The other key point…if someone is going to participate in a public dialogue where they are pushing themselves outside of their comfort zones, then it is all the more important that those dialogues are facilitated… I remember a group I was involved with where I live in Portland, Maine. I was facilitating and trying to invite a person to speak… He finally spoke up and talked about his discomfort (he had never seen himself in that kind of situation before) and how much it meant to him to finally be able to find his voice.
BR: Organizations and officials often fear the conflict that can surface around emotional issues (poverty, race and others). In your experience, is this fear founded? Does the emotion dissipate or does it depend on a community?
SC: It’s the old joke among public officials: don’t get the public involved because that would be a disaster. Their fear correlates to how contentious the issue is. I think squashing [public involvement] ultimately makes things worse. People get more and more angry, frustrated, and probably less inclined to be cooperative at the next meeting.

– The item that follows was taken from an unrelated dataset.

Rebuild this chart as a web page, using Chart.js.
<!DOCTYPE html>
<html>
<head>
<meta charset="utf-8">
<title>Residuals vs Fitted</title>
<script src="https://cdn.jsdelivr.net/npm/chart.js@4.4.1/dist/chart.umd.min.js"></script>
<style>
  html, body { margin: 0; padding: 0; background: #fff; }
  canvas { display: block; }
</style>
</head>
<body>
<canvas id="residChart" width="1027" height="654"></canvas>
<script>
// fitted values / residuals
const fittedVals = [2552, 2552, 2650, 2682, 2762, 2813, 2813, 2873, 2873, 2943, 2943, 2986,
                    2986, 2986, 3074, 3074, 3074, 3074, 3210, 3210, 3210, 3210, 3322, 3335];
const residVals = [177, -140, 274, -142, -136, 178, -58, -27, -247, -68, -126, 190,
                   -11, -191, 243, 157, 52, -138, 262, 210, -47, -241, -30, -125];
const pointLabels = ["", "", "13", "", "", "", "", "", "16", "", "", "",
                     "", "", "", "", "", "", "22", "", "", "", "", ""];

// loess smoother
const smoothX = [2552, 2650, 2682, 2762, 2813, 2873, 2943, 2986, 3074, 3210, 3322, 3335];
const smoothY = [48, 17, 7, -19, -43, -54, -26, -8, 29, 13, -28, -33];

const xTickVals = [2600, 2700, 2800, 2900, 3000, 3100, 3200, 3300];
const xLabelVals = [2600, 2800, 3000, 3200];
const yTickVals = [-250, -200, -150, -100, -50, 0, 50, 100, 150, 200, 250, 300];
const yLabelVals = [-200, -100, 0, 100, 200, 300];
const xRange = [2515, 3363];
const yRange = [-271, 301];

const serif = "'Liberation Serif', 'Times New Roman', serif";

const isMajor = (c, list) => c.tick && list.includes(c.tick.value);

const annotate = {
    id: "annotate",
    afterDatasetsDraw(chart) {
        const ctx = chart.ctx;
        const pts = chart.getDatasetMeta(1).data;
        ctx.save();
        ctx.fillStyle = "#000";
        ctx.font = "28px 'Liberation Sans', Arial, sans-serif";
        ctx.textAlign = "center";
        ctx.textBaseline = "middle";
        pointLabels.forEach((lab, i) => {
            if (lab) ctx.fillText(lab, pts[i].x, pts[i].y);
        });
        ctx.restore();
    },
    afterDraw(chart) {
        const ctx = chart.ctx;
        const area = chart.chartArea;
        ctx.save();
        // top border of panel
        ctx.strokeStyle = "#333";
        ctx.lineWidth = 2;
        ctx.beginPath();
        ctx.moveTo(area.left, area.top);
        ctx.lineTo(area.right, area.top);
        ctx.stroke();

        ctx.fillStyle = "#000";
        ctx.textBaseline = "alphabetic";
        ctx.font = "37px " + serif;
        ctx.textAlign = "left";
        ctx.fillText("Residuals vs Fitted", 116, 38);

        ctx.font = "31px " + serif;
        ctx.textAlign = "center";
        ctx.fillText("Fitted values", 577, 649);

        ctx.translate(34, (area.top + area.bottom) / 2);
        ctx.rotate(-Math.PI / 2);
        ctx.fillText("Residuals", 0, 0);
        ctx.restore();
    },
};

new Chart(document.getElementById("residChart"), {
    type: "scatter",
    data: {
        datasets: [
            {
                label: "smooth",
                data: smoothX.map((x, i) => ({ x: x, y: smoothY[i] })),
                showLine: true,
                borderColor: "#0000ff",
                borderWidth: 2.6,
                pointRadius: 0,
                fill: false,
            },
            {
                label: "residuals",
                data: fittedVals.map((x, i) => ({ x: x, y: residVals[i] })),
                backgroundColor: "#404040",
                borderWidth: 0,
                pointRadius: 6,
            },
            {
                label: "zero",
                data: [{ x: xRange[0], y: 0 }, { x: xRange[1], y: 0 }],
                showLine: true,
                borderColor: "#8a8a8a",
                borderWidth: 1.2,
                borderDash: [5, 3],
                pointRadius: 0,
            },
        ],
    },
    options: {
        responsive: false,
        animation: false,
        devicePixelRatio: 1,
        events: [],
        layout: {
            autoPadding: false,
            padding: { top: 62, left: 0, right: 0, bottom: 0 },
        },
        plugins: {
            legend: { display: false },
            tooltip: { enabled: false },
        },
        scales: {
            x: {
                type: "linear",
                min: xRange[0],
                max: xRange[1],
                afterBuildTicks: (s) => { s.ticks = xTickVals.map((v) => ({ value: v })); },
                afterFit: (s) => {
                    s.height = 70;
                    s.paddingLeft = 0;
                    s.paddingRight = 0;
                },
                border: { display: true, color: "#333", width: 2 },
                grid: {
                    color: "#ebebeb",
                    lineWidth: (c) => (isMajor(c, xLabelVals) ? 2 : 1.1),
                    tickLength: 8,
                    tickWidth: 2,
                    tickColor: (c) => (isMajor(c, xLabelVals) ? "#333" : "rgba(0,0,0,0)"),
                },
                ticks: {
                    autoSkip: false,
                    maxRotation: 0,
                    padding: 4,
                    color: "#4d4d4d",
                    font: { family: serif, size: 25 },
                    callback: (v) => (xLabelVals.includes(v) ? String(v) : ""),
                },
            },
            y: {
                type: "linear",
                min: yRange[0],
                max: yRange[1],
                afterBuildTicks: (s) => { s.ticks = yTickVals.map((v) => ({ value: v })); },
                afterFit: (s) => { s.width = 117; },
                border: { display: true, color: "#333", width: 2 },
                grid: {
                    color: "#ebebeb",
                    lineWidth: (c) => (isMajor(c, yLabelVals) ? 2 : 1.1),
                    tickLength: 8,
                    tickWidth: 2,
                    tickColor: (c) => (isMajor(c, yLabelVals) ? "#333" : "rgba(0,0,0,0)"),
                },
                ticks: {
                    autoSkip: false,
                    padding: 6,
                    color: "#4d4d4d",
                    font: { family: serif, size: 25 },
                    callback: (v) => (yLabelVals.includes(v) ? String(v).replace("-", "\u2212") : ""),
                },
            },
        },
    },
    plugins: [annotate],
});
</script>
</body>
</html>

One question is: how are we going to deal with conflict and disagreements? What we generally recommend is that people stick to the issue and not personalize it. If people can trust the process, trust that the ground rules will work and that they will be allowed to speak their minds, then they are often willing to examine the issues more deeply and see what the trade-offs are. And once you’ve done that, you’re in a position to say, “Let’s identify the things we hold in common and see if we can move forward from that point.”
It’s not magic. It doesn’t always work. There are times when this process can take you only so far, and then people have to go another way—voting policy up or down, legislation or that type of thing. But if people take the time to talk with one another and build trust then it pays off. It is more work. It takes more time. But it pays off.
BR: It feels like Deliberative Democracy and public dialogue are growing, maybe out of some of the poor examples we’ve experienced lately at the national scale. In the context of this growing movement, what comes next for Everyday Democracy?
SC: We often talk about change. One way to think about a different level of change is to think of a ladder: you start at the base with the individual that wants to change behaviors, beliefs and attitudes. The next level is collective action—a small group of people who get together and do something, a task force or action group that really tackles something. New partnerships form across a community; before the public dialogue process, they never realized that group on the other side of town was interested in the same thing. The next level might be institutional and policy change. From there, the whole community changes. Community building groups and democracy building or deliberative organizations—all these groups are coming together. But how does change register, and what does that mean over three, five or ten years? That’s a big question we are asking ourselves now.